● **TASK DESCRIPTION**
Leave out the pictures and repeat the rest of the material exactly.
— start —
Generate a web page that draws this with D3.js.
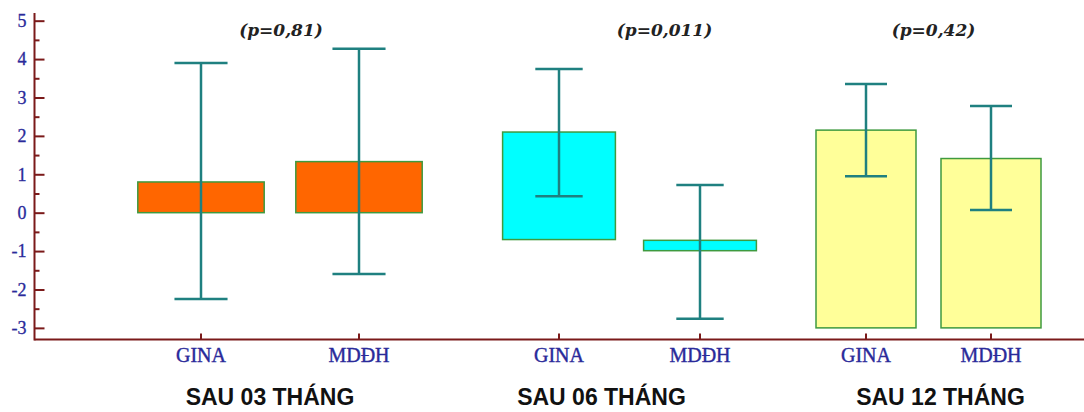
<!DOCTYPE html>
<html>
<head>
<meta charset="utf-8">
<script src="https://cdn.jsdelivr.net/npm/d3@7"></script>
<style>
  body { margin: 0; background: #fff; }
  svg { display: block; }
</style>
</head>
<body>
<svg id="chart" width="1084" height="412"></svg>
<script>
// groups and categories
const groups = ["SAU 03 THÁNG", "SAU 06 THÁNG", "SAU 12 THÁNG"];
const categories = ["GINA", "MDĐH"];
const pValues = ["(p=0,81)", "(p=0,011)", "(p=0,42)"];

// bar bottom / top per group, [GINA, MDĐH]
const barLow = [[0, 0], [-0.7, -0.99], [-3, -3]];
const barHigh = [[0.8, 1.33], [2.1, -0.72], [2.15, 1.41]];

// error bar ends
const errHigh = [[3.9, 4.27], [3.74, 0.72], [3.35, 2.78]];
const errLow = [[-2.25, -1.6], [0.43, -2.76], [0.95, 0.07]];

const groupColors = ["#ff6600", "#00ffff", "#ffff99"];
const yTicks = [-3, -2, -1, 0, 1, 2, 3, 4, 5];

const width = 1084, height = 412;
const axisX = 34.5, axisY = 339.4;

// each group sits in its own x range
const groupRanges = [[122, 438], [488.5, 770.5], [803.5, 1053.5]];
const pOffset = [1, 35, 5];
const labelOffset = [-10, -28, 12];

const svg = d3.select("#chart");

const y = d3.scaleLinear().domain([-3.3, 5.2]).range([axisY, 13]);

const axisColor = "#7b1a1a";
const errColor = "#1f8080";
const blue = "#2a2a9a";

groups.forEach((g, gi) => {
  const x = d3.scalePoint().domain(categories).range(groupRanges[gi]).padding(0.5);
  const bw = x.step() * 0.8;
  const cap = bw * 0.42;

  const rows = categories.map((c, i) => ({
    c,
    lo: barLow[gi][i],
    hi: barHigh[gi][i],
    eHi: errHigh[gi][i],
    eLo: errLow[gi][i]
  }));

  const grp = svg.append("g");

  grp.selectAll("rect")
    .data(rows)
    .enter()
    .append("rect")
    .attr("x", (d) => x(d.c) - bw / 2)
    .attr("y", (d) => y(Math.max(d.lo, d.hi)))
    .attr("width", bw)
    .attr("height", (d) => Math.abs(y(d.lo) - y(d.hi)))
    .attr("fill", groupColors[gi])
    .attr("stroke", "#3f9a3f")
    .attr("stroke-width", 1.5);

  const err = grp.selectAll("g.err").data(rows).enter().append("g")
    .attr("stroke", errColor)
    .attr("stroke-width", 2.5);
  err.append("line")
    .attr("x1", (d) => x(d.c)).attr("x2", (d) => x(d.c))
    .attr("y1", (d) => y(d.eHi)).attr("y2", (d) => y(d.eLo));
  err.append("line")
    .attr("x1", (d) => x(d.c) - cap / 2).attr("x2", (d) => x(d.c) + cap / 2)
    .attr("y1", (d) => y(d.eHi)).attr("y2", (d) => y(d.eHi));
  err.append("line")
    .attr("x1", (d) => x(d.c) - cap / 2).attr("x2", (d) => x(d.c) + cap / 2)
    .attr("y1", (d) => y(d.eLo)).attr("y2", (d) => y(d.eLo));

  // category ticks and labels on the x axis
  grp.selectAll("line.xt").data(categories).enter().append("line")
    .attr("x1", (d) => x(d)).attr("x2", (d) => x(d))
    .attr("y1", axisY).attr("y2", axisY - 6)
    .attr("stroke", axisColor).attr("stroke-width", 2);

  grp.selectAll("text.cat").data(categories).enter().append("text")
    .attr("x", (d) => x(d))
    .attr("y", 362)
    .attr("text-anchor", "middle")
    .attr("font-family", "'Liberation Serif', 'Times New Roman', serif")
    .attr("font-size", 20)
    .attr("fill", blue)
    .attr("stroke", blue)
    .attr("stroke-width", 0.4)
    .text((d) => d);

  const mid = (groupRanges[gi][0] + groupRanges[gi][1]) / 2;

  svg.append("text")
    .attr("x", mid + pOffset[gi])
    .attr("y", 36)
    .attr("text-anchor", "middle")
    .attr("font-family", "'DejaVu Serif', serif")
    .attr("font-size", 17)
    .attr("font-weight", "bold")
    .attr("font-style", "italic")
    .attr("fill", "#222")
    .text(pValues[gi]);

  svg.append("text")
    .attr("x", mid + labelOffset[gi])
    .attr("y", 405)
    .attr("text-anchor", "middle")
    .attr("font-family", "'Liberation Sans', Arial, sans-serif")
    .attr("font-size", 23)
    .attr("font-weight", "bold")
    .attr("fill", "#111")
    .text(g);
});

// y axis: major ticks, minor ticks and labels
const minor = d3.range(-3, 5.01, 0.5).filter((v) => !Number.isInteger(v));

const yMajor = svg.append("g")
  .attr("transform", `translate(${axisX},0)`)
  .call(d3.axisRight(y).tickValues(yTicks).tickSize(10).tickFormat(""));
const yMinor = svg.append("g")
  .attr("transform", `translate(${axisX},0)`)
  .call(d3.axisRight(y).tickValues(minor).tickSize(5).tickFormat(""));
const yLabels = svg.append("g")
  .attr("transform", `translate(${axisX},0)`)
  .call(d3.axisLeft(y).tickValues(yTicks).tickSize(0).tickPadding(8).tickFormat((d) => String(d)));

[yMajor, yMinor, yLabels].forEach((a) => {
  a.select(".domain").remove();
  a.selectAll(".tick line").attr("stroke", axisColor).attr("stroke-width", 2);
});
yLabels.selectAll("text")
  .attr("font-family", "'Liberation Serif', 'Times New Roman', serif")
  .attr("font-size", 18)
  .attr("fill", blue)
  .attr("stroke", blue)
  .attr("stroke-width", 0.3);

svg.append("line")
  .attr("x1", axisX).attr("x2", axisX)
  .attr("y1", y(5.2)).attr("y2", axisY + 1)
  .attr("stroke", axisColor).attr("stroke-width", 2);

svg.append("line")
  .attr("x1", axisX).attr("x2", width)
  .attr("y1", axisY).attr("y2", axisY)
  .attr("stroke", axisColor).attr("stroke-width", 2);
</script>
</body>
</html>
— end —
● **FINISHED EXERCISE**
Generate a web page that draws this with D3.js.
<!DOCTYPE html>
<html>
<head>
<meta charset="utf-8">
<script src="https://cdn.jsdelivr.net/npm/d3@7"></script>
<style>
  body { margin: 0; background: #fff; }
  svg { display: block; }
</style>
</head>
<body>
<svg id="chart" width="1084" height="412"></svg>
<script>
// groups and categories
const groups = ["SAU 03 THÁNG", "SAU 06 THÁNG", "SAU 12 THÁNG"];
const categories = ["GINA", "MDĐH"];
const pValues = ["(p=0,81)", "(p=0,011)", "(p=0,42)"];

// bar bottom / top per group, [GINA, MDĐH]
const barLow = [[0, 0], [-0.7, -0.99], [-3, -3]];
const barHigh = [[0.8, 1.33], [2.1, -0.72], [2.15, 1.41]];

// error bar ends
const errHigh = [[3.9, 4.27], [3.74, 0.72], [3.35, 2.78]];
const errLow = [[-2.25, -1.6], [0.43, -2.76], [0.95, 0.07]];

const groupColors = ["#ff6600", "#00ffff", "#ffff99"];
const yTicks = [-3, -2, -1, 0, 1, 2, 3, 4, 5];

const width = 1084, height = 412;
const axisX = 34.5, axisY = 339.4;

// each group sits in its own x range
const groupRanges = [[122, 438], [488.5, 770.5], [803.5, 1053.5]];
const pOffset = [1, 35, 5];
const labelOffset = [-10, -28, 12];

const svg = d3.select("#chart");

const y = d3.scaleLinear().domain([-3.3, 5.2]).range([axisY, 13]);

const axisColor = "#7b1a1a";
const errColor = "#1f8080";
const blue = "#2a2a9a";

groups.forEach((g, gi) => {
  const x = d3.scalePoint().domain(categories).range(groupRanges[gi]).padding(0.5);
  const bw = x.step() * 0.8;
  const cap = bw * 0.42;

  const rows = categories.map((c, i) => ({
    c,
    lo: barLow[gi][i],
    hi: barHigh[gi][i],
    eHi: errHigh[gi][i],
    eLo: errLow[gi][i]
  }));

  const grp = svg.append("g");

  grp.selectAll("rect")
    .data(rows)
    .enter()
    .append("rect")
    .attr("x", (d) => x(d.c) - bw / 2)
    .attr("y", (d) => y(Math.max(d.lo, d.hi)))
    .attr("width", bw)
    .attr("height", (d) => Math.abs(y(d.lo) - y(d.hi)))
    .attr("fill", groupColors[gi])
    .attr("stroke", "#3f9a3f")
    .attr("stroke-width", 1.5);

  const err = grp.selectAll("g.err").data(rows).enter().append("g")
    .attr("stroke", errColor)
    .attr("stroke-width", 2.5);
  err.append("line")
    .attr("x1", (d) => x(d.c)).attr("x2", (d) => x(d.c))
    .attr("y1", (d) => y(d.eHi)).attr("y2", (d) => y(d.eLo));
  err.append("line")
    .attr("x1", (d) => x(d.c) - cap / 2).attr("x2", (d) => x(d.c) + cap / 2)
    .attr("y1", (d) => y(d.eHi)).attr("y2", (d) => y(d.eHi));
  err.append("line")
    .attr("x1", (d) => x(d.c) - cap / 2).attr("x2", (d) => x(d.c) + cap / 2)
    .attr("y1", (d) => y(d.eLo)).attr("y2", (d) => y(d.eLo));

  // category ticks and labels on the x axis
  grp.selectAll("line.xt").data(categories).enter().append("line")
    .attr("x1", (d) => x(d)).attr("x2", (d) => x(d))
    .attr("y1", axisY).attr("y2", axisY - 6)
    .attr("stroke", axisColor).attr("stroke-width", 2);

  grp.selectAll("text.cat").data(categories).enter().append("text")
    .attr("x", (d) => x(d))
    .attr("y", 362)
    .attr("text-anchor", "middle")
    .attr("font-family", "'Liberation Serif', 'Times New Roman', serif")
    .attr("font-size", 20)
    .attr("fill", blue)
    .attr("stroke", blue)
    .attr("stroke-width", 0.4)
    .text((d) => d);

  const mid = (groupRanges[gi][0] + groupRanges[gi][1]) / 2;

  svg.append("text")
    .attr("x", mid + pOffset[gi])
    .attr("y", 36)
    .attr("text-anchor", "middle")
    .attr("font-family", "'DejaVu Serif', serif")
    .attr("font-size", 17)
    .attr("font-weight", "bold")
    .attr("font-style", "italic")
    .attr("fill", "#222")
    .text(pValues[gi]);

  svg.append("text")
    .attr("x", mid + labelOffset[gi])
    .attr("y", 405)
    .attr("text-anchor", "middle")
    .attr("font-family", "'Liberation Sans', Arial, sans-serif")
    .attr("font-size", 23)
    .attr("font-weight", "bold")
    .attr("fill", "#111")
    .text(g);
});

// y axis: major ticks, minor ticks and labels
const minor = d3.range(-3, 5.01, 0.5).filter((v) => !Number.isInteger(v));

const yMajor = svg.append("g")
  .attr("transform", `translate(${axisX},0)`)
  .call(d3.axisRight(y).tickValues(yTicks).tickSize(10).tickFormat(""));
const yMinor = svg.append("g")
  .attr("transform", `translate(${axisX},0)`)
  .call(d3.axisRight(y).tickValues(minor).tickSize(5).tickFormat(""));
const yLabels = svg.append("g")
  .attr("transform", `translate(${axisX},0)`)
  .call(d3.axisLeft(y).tickValues(yTicks).tickSize(0).tickPadding(8).tickFormat((d) => String(d)));

[yMajor, yMinor, yLabels].forEach((a) => {
  a.select(".domain").remove();
  a.selectAll(".tick line").attr("stroke", axisColor).attr("stroke-width", 2);
});
yLabels.selectAll("text")
  .attr("font-family", "'Liberation Serif', 'Times New Roman', serif")
  .attr("font-size", 18)
  .attr("fill", blue)
  .attr("stroke", blue)
  .attr("stroke-width", 0.3);

svg.append("line")
  .attr("x1", axisX).attr("x2", axisX)
  .attr("y1", y(5.2)).attr("y2", axisY + 1)
  .attr("stroke", axisColor).attr("stroke-width", 2);

svg.append("line")
  .attr("x1", axisX).attr("x2", width)
  .attr("y1", axisY).attr("y2", axisY)
  .attr("stroke", axisColor).attr("stroke-width", 2);
</script>
</body>
</html>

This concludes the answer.